Çıraklık sistemine dahil olan bireyler de benzer bir durumla karşı karşıya. Ustalık eğitimi alırken aldıkları düşük ücretler ve sigortasız çalışmalar, onları hem ekonomik hem de psikolojik olarak zor durumda bırakıyor. Eğitim süreçlerinde hem mesleki beceriler kazanmaları bekleniyor hem de evlerini geçindirebilecek kadar gelir elde etmeleri. Ancak, bu beklenen adaletli ücretler bir yana, birçok genç iş güvencesi olmadan, sadece eğitim değil, adeta sömürülen bir iş gücü haline geliyor.
Çözüm: Eğitim Hakkı ve Çalışma Hakkı Arasındaki Dengeyi Kurmak
Bu mağduriyetlerin çözülmesi için önerilenler genellikle stajyerlerin ve çırakların çalışma koşullarının iyileştirilmesi yönünde. Ancak bu çözüm önerileri, uzun yıllardır dile getirilen fakat yeterince hayata geçirilemeyen taleplerin bir özeti. Uzmanlar, stajyerlerin ve çırakların, eğitim süreçlerini tamamladıktan sonra piyasada rekabet edebilecek becerilerle donatılmalarının önemine vurgu yapıyor. Fakat bu becerilerin kazanılabilmesi için, öğrencilerin çalışma şartlarının iyileştirilmesi gerekiyor. Eğitimde aldıkları hakkaniyetli ücretler ve sosyal güvence, yalnızca onların değil, toplumun ve ekonominin de çıkarına olacaktır.
Bugün, Türkiye’de pek çok genç, eğitim gördüğü meslekle ilgili gerçek iş deneyimi kazanmadan mezun oluyor. Bu da, hem iş gücü piyasasında nitelikli eleman eksikliği yaratıyor hem de gençlerin iş bulma şansını zorlaştırıyor. Stajyerler ve çıraklar, kendi eğitimlerinin hem sorumluluğunu taşıyan hem de büyük bir özveriyle çalışarak iş yerlerine katkı sağlayan bireylerdir. Ancak devletin, bu gençlerin eğitim süreçlerini gerçekten verimli hale getirecek adımlar atması, sadece gençleri değil, ülkenin ekonomik geleceğini de güvence altına alacaktır.

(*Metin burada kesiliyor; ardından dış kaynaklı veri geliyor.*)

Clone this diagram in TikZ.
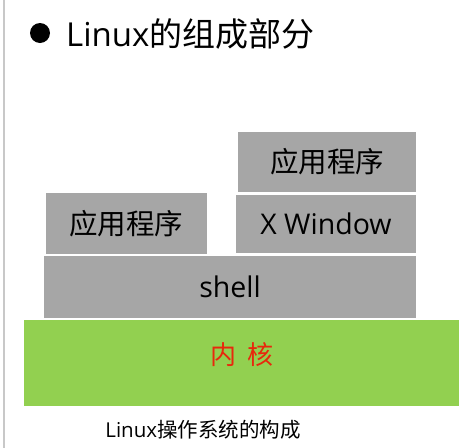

Yasal Düzenlemelere Acil İhtiyaç Var
Sonuç olarak, stajyerlerin ve çırakların mağduriyetlerinin giderilmesi, sadece bir toplumsal sorumluluk değil, aynı zamanda ekonomik bir gerekliliktir. Bu gençler, eğitim aldıkları süreç boyunca hem maaşlarını hakkaniyetli bir şekilde almalı hem de sosyal güvenceye sahip olmalıdır. Yasal düzenlemelerle bu hakların güvence altına alınması, onların daha verimli bir şekilde meslek kazanmalarını ve iş gücü piyasasında rekabetçi hale gelmelerini sağlayacaktır. Ancak, bugüne kadar yapılmayan düzenlemeler ve eksik denetimler, bu gençlerin potansiyelini kaybetmesine yol açabilir. Çözüm için zaman çok geçmeden, daha fazla gecikilmemelidir.